Nazism and Italian Fascism were defeated during the war, and only the Soviet Union survived, accompanied by the rise of new Communist powers, most importantly China, which was also dominated by a single person, Mao Tse-tung. However, as both the Soviet Union and China persisted, an important change in totalitarianism’s nature developed.
Organizations are tools, but they are not just tools. While created to pursue a goal, over time they tend to redefine that goal in terms beneficial to the organization itself. In totalitarian organizations the initial goal is one of conflict against powerful enemies. Such framing of a goal reinforces the rise of charismatic leaders, of Hitlers and Maos and Lenins and Stalins and Mussolinis.
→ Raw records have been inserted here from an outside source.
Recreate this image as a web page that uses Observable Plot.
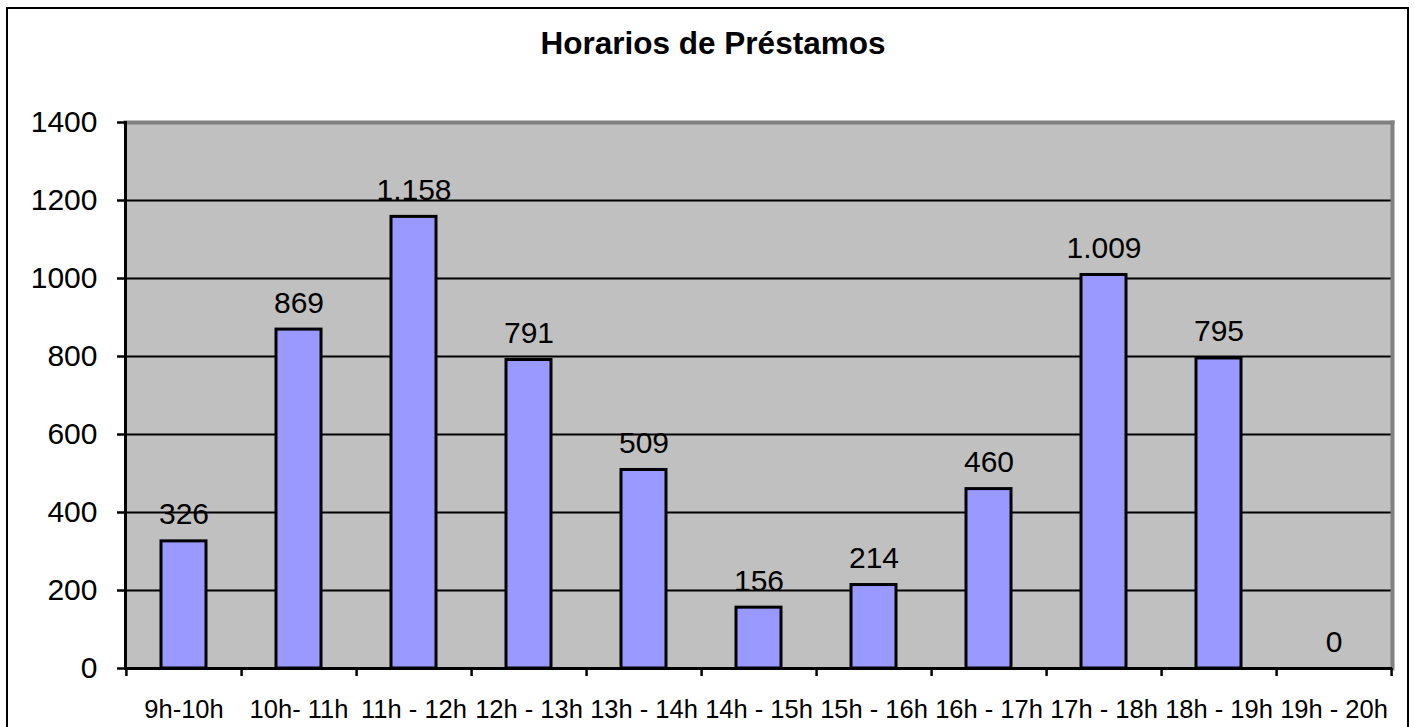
<!DOCTYPE html>
<html><head><meta charset="utf-8">
<script src="https://cdn.jsdelivr.net/npm/d3@7"></script>
<script src="https://cdn.jsdelivr.net/npm/@observablehq/plot@0.6"></script>
<style>
body{margin:0;background:#fff;font-family:"Liberation Sans",Arial,sans-serif;}
#wrap{position:relative;width:1415px;height:727px;overflow:hidden;background:#fff;}
#border{position:absolute;left:6px;top:7px;width:1403px;height:740px;border:2px solid #000;box-sizing:border-box;}
#title{position:absolute;left:13px;width:1400px;top:28px;line-height:30px;text-align:center;font-size:31.5px;font-weight:bold;color:#000;font-family:"Liberation Sans",Arial,sans-serif;}
#chart{position:absolute;left:0;top:0;}
</style></head><body>
<div id="wrap"><div id="border"></div><div id="chart"></div><div id="title"></div></div>
<script>
const title = "Horarios de Préstamos";
const categories = ["9h-10h","10h- 11h","11h - 12h","12h - 13h","13h - 14h","14h - 15h","15h - 16h","16h - 17h","17h - 18h","18h - 19h","19h - 20h"];
const values = [326, 869, 1158, 791, 509, 156, 214, 460, 1009, 795, 0];
const yTicks = [0, 200, 400, 600, 800, 1000, 1200, 1400];

document.getElementById("title").textContent = title;

const data = categories.map((c, i) => ({cat: c, value: values[i]}));
const fmt = d3.formatLocale({decimal: ",", thousands: ".", grouping: [3], currency: ["", ""]}).format(",d");

const W = 1415, H = 727, mL = 125, mR = 23, mT = 122, mB = 59;
const step = (W - mL - mR) / categories.length;
const pad = 0.61;

const chart = Plot.plot({
  width: W, height: H,
  marginLeft: mL, marginRight: mR, marginTop: mT, marginBottom: mB,
  style: {fontFamily: "'Liberation Sans', Arial, sans-serif", background: "transparent", color: "#000"},
  x: {type: "band", domain: categories, paddingInner: pad, paddingOuter: pad / 2, label: null, axis: null},
  y: {domain: [0, 1400], label: null, axis: null},
  marks: [
    Plot.frame({fill: "#C0C0C0"}),
    Plot.ruleY(yTicks.filter(d => d > 0 && d < 1400), {stroke: "#000", strokeWidth: 2}),
    Plot.frame({anchor: "top", stroke: "#808080", strokeWidth: 4}),
    Plot.frame({anchor: "right", stroke: "#808080", strokeWidth: 4}),
    Plot.barY(data, {x: "cat", y: "value", fill: "#9999FF", stroke: "#000", strokeWidth: 3}),
    Plot.text(data, {x: "cat", y: "value", text: d => fmt(d.value), dy: -17, lineAnchor: "bottom", fontSize: 30, fill: "#000"}),
    Plot.frame({anchor: "left", stroke: "#000", strokeWidth: 3}),
    Plot.ruleY([0], {stroke: "#000", strokeWidth: 3}),
    Plot.axisY({ticks: yTicks, tickSize: 8, tickPadding: 20, fontSize: 30, strokeWidth: 2.5, tickFormat: d => String(d)}),
    Plot.axisX({tickSize: 8, dx: step / 2, tickFormat: () => "", strokeWidth: 2.5, label: null}),
    Plot.axisX({ticks: [categories[0]], tickSize: 8, dx: -step / 2, tickFormat: () => "", strokeWidth: 2.5, label: null}),
    Plot.axisX({tickSize: 0, tickPadding: 31, fontSize: 25.5, label: null})
  ]
});
document.getElementById("chart").appendChild(chart);
</script>
</body></html>
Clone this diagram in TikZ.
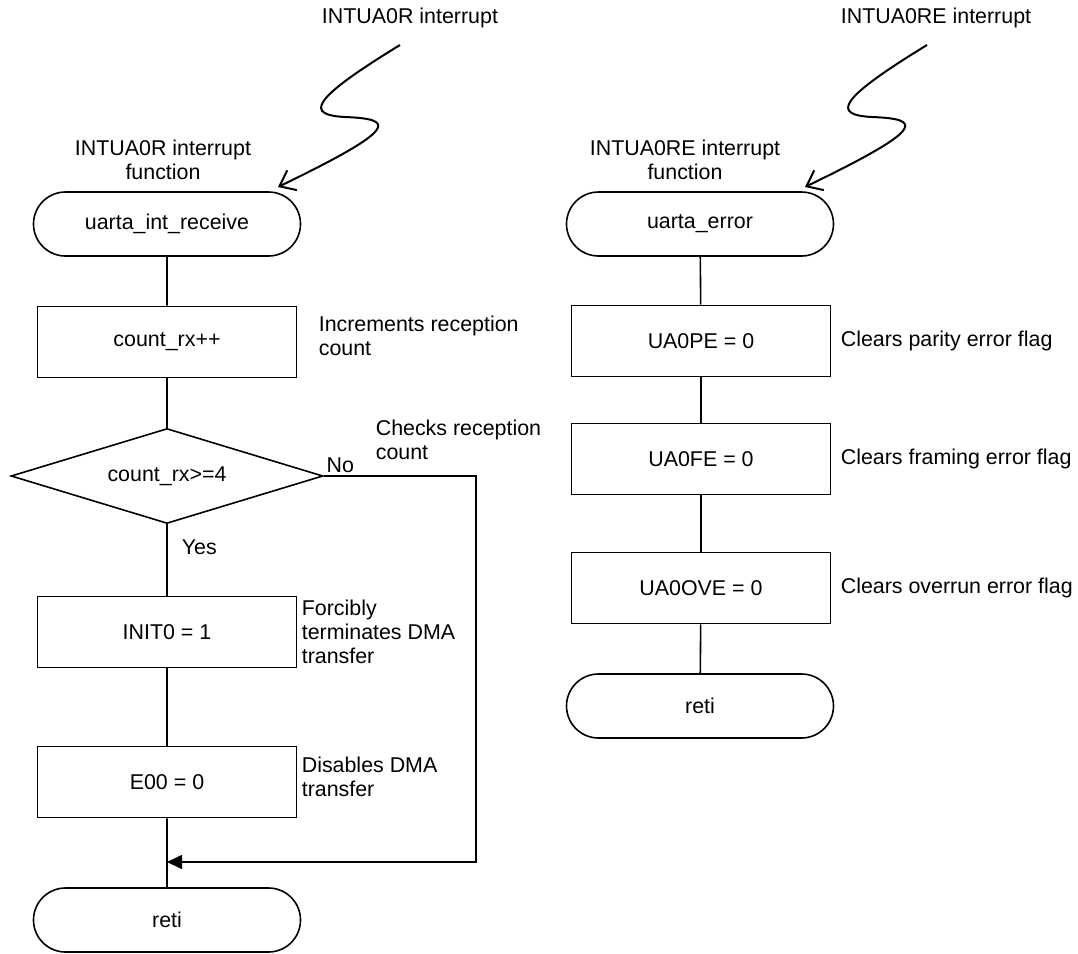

Success alters the dynamic. Subsequent Russian and Chinese Communist leaders arose out of service to and identification with a successful organization. Conflict within as well as without was de-emphasized. In established Communist nations, serving the proletariat was never a major goal of the Communist Party, serving the Party was. Redefining of their goals in self-serving ways is a feature of all large organizations, but most lack the power to take this redefinition very far (diZerega 2015). Totalitarian parties have the power.
By distinguishing between the charismatic leaders who had risen to power during the time Hayek wrote, and the organizations they established to enforce their rule, we can deepen Hayek’s analysis. There is the ideology and the organization created to enforce it, both of which Hayek discussed. But once created, the organization is in many ways an independent entity redefining the ideology to serve its interests. Ultimately, universal subordination is not to the ideology, or even to the leader, but to the organization implementing the ideology and shaping its leadership largely on its own terms.
By emphasizing the independent power of organizations as distinct from why they were organized, we can understand the rise of a new kind of collectivism, and the serfdom it is bringing with it.